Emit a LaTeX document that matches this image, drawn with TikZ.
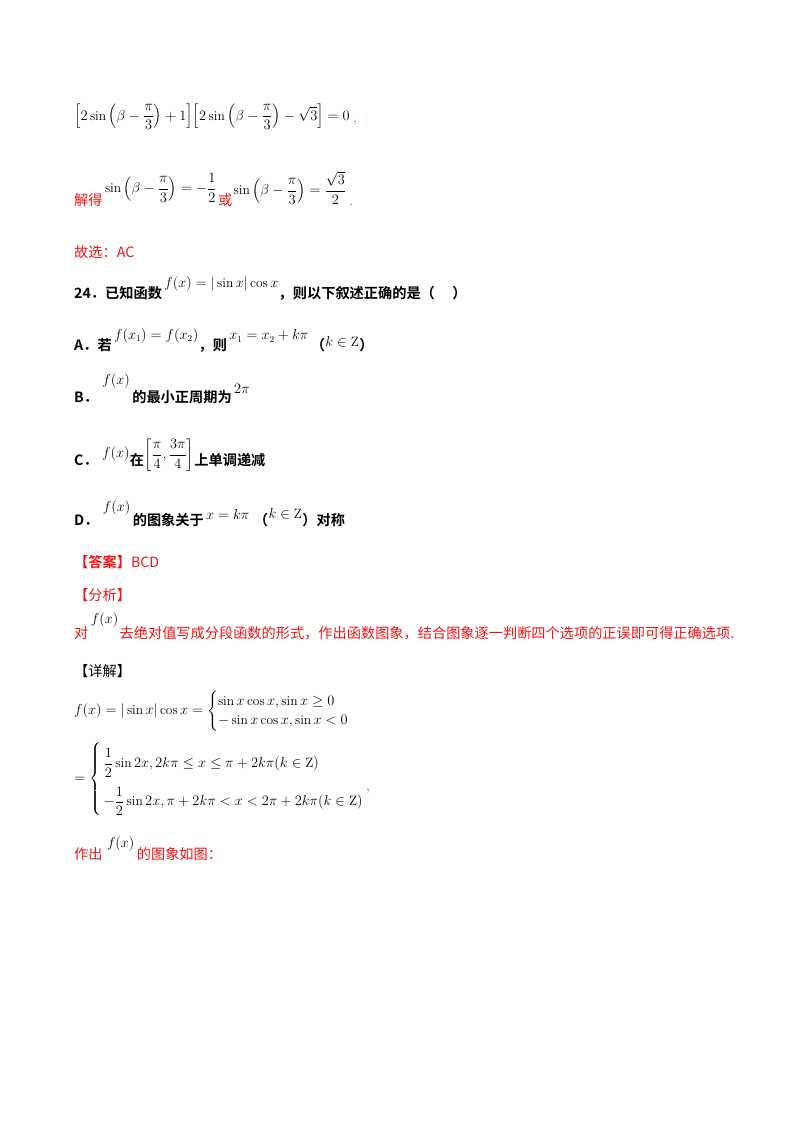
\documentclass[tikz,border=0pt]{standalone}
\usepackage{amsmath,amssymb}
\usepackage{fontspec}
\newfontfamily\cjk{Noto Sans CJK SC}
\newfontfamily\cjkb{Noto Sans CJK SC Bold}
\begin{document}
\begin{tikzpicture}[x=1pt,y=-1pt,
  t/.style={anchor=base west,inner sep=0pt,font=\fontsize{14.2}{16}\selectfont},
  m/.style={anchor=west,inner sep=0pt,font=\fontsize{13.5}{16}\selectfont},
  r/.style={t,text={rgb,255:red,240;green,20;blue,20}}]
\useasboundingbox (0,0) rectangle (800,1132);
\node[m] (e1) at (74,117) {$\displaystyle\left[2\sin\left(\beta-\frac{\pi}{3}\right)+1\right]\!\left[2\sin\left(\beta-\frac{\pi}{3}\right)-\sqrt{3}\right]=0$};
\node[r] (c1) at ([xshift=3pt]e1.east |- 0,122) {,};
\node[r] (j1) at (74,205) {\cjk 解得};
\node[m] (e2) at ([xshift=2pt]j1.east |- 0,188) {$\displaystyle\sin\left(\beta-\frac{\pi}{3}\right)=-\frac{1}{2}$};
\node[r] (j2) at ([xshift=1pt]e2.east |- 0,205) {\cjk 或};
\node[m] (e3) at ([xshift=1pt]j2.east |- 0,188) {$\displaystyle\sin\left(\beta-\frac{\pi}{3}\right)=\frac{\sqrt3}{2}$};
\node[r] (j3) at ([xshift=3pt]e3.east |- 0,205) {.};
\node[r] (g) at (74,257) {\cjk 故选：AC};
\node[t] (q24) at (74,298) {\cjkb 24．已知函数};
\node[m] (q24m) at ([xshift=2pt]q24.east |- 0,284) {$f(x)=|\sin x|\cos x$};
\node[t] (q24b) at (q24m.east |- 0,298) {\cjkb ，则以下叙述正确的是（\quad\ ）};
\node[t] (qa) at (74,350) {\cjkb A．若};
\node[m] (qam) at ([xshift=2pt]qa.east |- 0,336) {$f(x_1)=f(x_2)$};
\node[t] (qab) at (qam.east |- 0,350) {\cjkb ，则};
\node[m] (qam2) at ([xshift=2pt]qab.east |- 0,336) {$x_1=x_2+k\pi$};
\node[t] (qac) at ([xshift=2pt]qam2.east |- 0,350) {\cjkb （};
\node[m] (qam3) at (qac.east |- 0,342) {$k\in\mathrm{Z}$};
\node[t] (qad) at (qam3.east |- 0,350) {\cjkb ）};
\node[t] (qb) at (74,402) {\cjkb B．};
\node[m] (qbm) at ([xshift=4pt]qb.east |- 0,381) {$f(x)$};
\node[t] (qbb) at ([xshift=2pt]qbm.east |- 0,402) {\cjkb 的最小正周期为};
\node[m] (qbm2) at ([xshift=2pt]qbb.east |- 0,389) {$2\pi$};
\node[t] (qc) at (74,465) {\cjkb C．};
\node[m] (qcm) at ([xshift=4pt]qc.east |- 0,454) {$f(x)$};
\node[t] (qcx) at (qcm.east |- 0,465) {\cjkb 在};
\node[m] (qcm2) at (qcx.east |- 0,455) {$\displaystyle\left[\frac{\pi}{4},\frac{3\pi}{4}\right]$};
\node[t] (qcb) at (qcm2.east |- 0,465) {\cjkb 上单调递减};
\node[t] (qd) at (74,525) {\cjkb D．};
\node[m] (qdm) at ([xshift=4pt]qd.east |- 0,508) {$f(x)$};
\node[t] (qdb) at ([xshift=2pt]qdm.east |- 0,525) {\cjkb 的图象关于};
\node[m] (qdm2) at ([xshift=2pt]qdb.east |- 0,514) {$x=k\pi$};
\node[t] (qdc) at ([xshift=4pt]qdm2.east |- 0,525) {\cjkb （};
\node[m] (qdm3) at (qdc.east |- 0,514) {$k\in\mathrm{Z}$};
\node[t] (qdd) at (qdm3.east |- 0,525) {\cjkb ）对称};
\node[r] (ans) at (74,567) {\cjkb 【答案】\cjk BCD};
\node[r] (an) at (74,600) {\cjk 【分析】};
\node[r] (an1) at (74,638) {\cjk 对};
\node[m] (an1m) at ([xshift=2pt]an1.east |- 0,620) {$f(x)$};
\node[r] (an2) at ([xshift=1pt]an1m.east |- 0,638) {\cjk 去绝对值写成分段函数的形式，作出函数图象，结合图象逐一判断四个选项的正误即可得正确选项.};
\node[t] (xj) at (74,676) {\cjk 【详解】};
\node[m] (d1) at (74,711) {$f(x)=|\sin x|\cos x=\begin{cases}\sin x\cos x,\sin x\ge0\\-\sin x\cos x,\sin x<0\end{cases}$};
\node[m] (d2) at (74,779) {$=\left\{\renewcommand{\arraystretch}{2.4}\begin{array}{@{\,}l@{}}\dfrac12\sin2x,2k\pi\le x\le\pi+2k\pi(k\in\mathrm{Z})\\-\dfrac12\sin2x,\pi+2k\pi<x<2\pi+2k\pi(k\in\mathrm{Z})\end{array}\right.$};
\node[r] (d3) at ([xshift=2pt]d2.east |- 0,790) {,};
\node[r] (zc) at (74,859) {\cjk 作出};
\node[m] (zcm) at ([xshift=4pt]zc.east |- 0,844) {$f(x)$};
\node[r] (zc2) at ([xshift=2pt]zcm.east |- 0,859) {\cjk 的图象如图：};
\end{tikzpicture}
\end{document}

______

Take the data above and repeat it exactly, leaving each picture out.

Emit a LaTeX document that matches this image, drawn with TikZ.
\documentclass[tikz,border=0pt]{standalone}
\usepackage{amsmath,amssymb}
\usepackage{fontspec}
\newfontfamily\cjk{Noto Sans CJK SC}
\newfontfamily\cjkb{Noto Sans CJK SC Bold}
\begin{document}
\begin{tikzpicture}[x=1pt,y=-1pt,
  t/.style={anchor=base west,inner sep=0pt,font=\fontsize{14.2}{16}\selectfont},
  m/.style={anchor=west,inner sep=0pt,font=\fontsize{13.5}{16}\selectfont},
  r/.style={t,text={rgb,255:red,240;green,20;blue,20}}]
\useasboundingbox (0,0) rectangle (800,1132);
\node[m] (e1) at (74,117) {$\displaystyle\left[2\sin\left(\beta-\frac{\pi}{3}\right)+1\right]\!\left[2\sin\left(\beta-\frac{\pi}{3}\right)-\sqrt{3}\right]=0$};
\node[r] (c1) at ([xshift=3pt]e1.east |- 0,122) {,};
\node[r] (j1) at (74,205) {\cjk 解得};
\node[m] (e2) at ([xshift=2pt]j1.east |- 0,188) {$\displaystyle\sin\left(\beta-\frac{\pi}{3}\right)=-\frac{1}{2}$};
\node[r] (j2) at ([xshift=1pt]e2.east |- 0,205) {\cjk 或};
\node[m] (e3) at ([xshift=1pt]j2.east |- 0,188) {$\displaystyle\sin\left(\beta-\frac{\pi}{3}\right)=\frac{\sqrt3}{2}$};
\node[r] (j3) at ([xshift=3pt]e3.east |- 0,205) {.};
\node[r] (g) at (74,257) {\cjk 故选：AC};
\node[t] (q24) at (74,298) {\cjkb 24．已知函数};
\node[m] (q24m) at ([xshift=2pt]q24.east |- 0,284) {$f(x)=|\sin x|\cos x$};
\node[t] (q24b) at (q24m.east |- 0,298) {\cjkb ，则以下叙述正确的是（\quad\ ）};
\node[t] (qa) at (74,350) {\cjkb A．若};
\node[m] (qam) at ([xshift=2pt]qa.east |- 0,336) {$f(x_1)=f(x_2)$};
\node[t] (qab) at (qam.east |- 0,350) {\cjkb ，则};
\node[m] (qam2) at ([xshift=2pt]qab.east |- 0,336) {$x_1=x_2+k\pi$};
\node[t] (qac) at ([xshift=2pt]qam2.east |- 0,350) {\cjkb （};
\node[m] (qam3) at (qac.east |- 0,342) {$k\in\mathrm{Z}$};
\node[t] (qad) at (qam3.east |- 0,350) {\cjkb ）};
\node[t] (qb) at (74,402) {\cjkb B．};
\node[m] (qbm) at ([xshift=4pt]qb.east |- 0,381) {$f(x)$};
\node[t] (qbb) at ([xshift=2pt]qbm.east |- 0,402) {\cjkb 的最小正周期为};
\node[m] (qbm2) at ([xshift=2pt]qbb.east |- 0,389) {$2\pi$};
\node[t] (qc) at (74,465) {\cjkb C．};
\node[m] (qcm) at ([xshift=4pt]qc.east |- 0,454) {$f(x)$};
\node[t] (qcx) at (qcm.east |- 0,465) {\cjkb 在};
\node[m] (qcm2) at (qcx.east |- 0,455) {$\displaystyle\left[\frac{\pi}{4},\frac{3\pi}{4}\right]$};
\node[t] (qcb) at (qcm2.east |- 0,465) {\cjkb 上单调递减};
\node[t] (qd) at (74,525) {\cjkb D．};
\node[m] (qdm) at ([xshift=4pt]qd.east |- 0,508) {$f(x)$};
\node[t] (qdb) at ([xshift=2pt]qdm.east |- 0,525) {\cjkb 的图象关于};
\node[m] (qdm2) at ([xshift=2pt]qdb.east |- 0,514) {$x=k\pi$};
\node[t] (qdc) at ([xshift=4pt]qdm2.east |- 0,525) {\cjkb （};
\node[m] (qdm3) at (qdc.east |- 0,514) {$k\in\mathrm{Z}$};
\node[t] (qdd) at (qdm3.east |- 0,525) {\cjkb ）对称};
\node[r] (ans) at (74,567) {\cjkb 【答案】\cjk BCD};
\node[r] (an) at (74,600) {\cjk 【分析】};
\node[r] (an1) at (74,638) {\cjk 对};
\node[m] (an1m) at ([xshift=2pt]an1.east |- 0,620) {$f(x)$};
\node[r] (an2) at ([xshift=1pt]an1m.east |- 0,638) {\cjk 去绝对值写成分段函数的形式，作出函数图象，结合图象逐一判断四个选项的正误即可得正确选项.};
\node[t] (xj) at (74,676) {\cjk 【详解】};
\node[m] (d1) at (74,711) {$f(x)=|\sin x|\cos x=\begin{cases}\sin x\cos x,\sin x\ge0\\-\sin x\cos x,\sin x<0\end{cases}$};
\node[m] (d2) at (74,779) {$=\left\{\renewcommand{\arraystretch}{2.4}\begin{array}{@{\,}l@{}}\dfrac12\sin2x,2k\pi\le x\le\pi+2k\pi(k\in\mathrm{Z})\\-\dfrac12\sin2x,\pi+2k\pi<x<2\pi+2k\pi(k\in\mathrm{Z})\end{array}\right.$};
\node[r] (d3) at ([xshift=2pt]d2.east |- 0,790) {,};
\node[r] (zc) at (74,859) {\cjk 作出};
\node[m] (zcm) at ([xshift=4pt]zc.east |- 0,844) {$f(x)$};
\node[r] (zc2) at ([xshift=2pt]zcm.east |- 0,859) {\cjk 的图象如图：};
\end{tikzpicture}
\end{document}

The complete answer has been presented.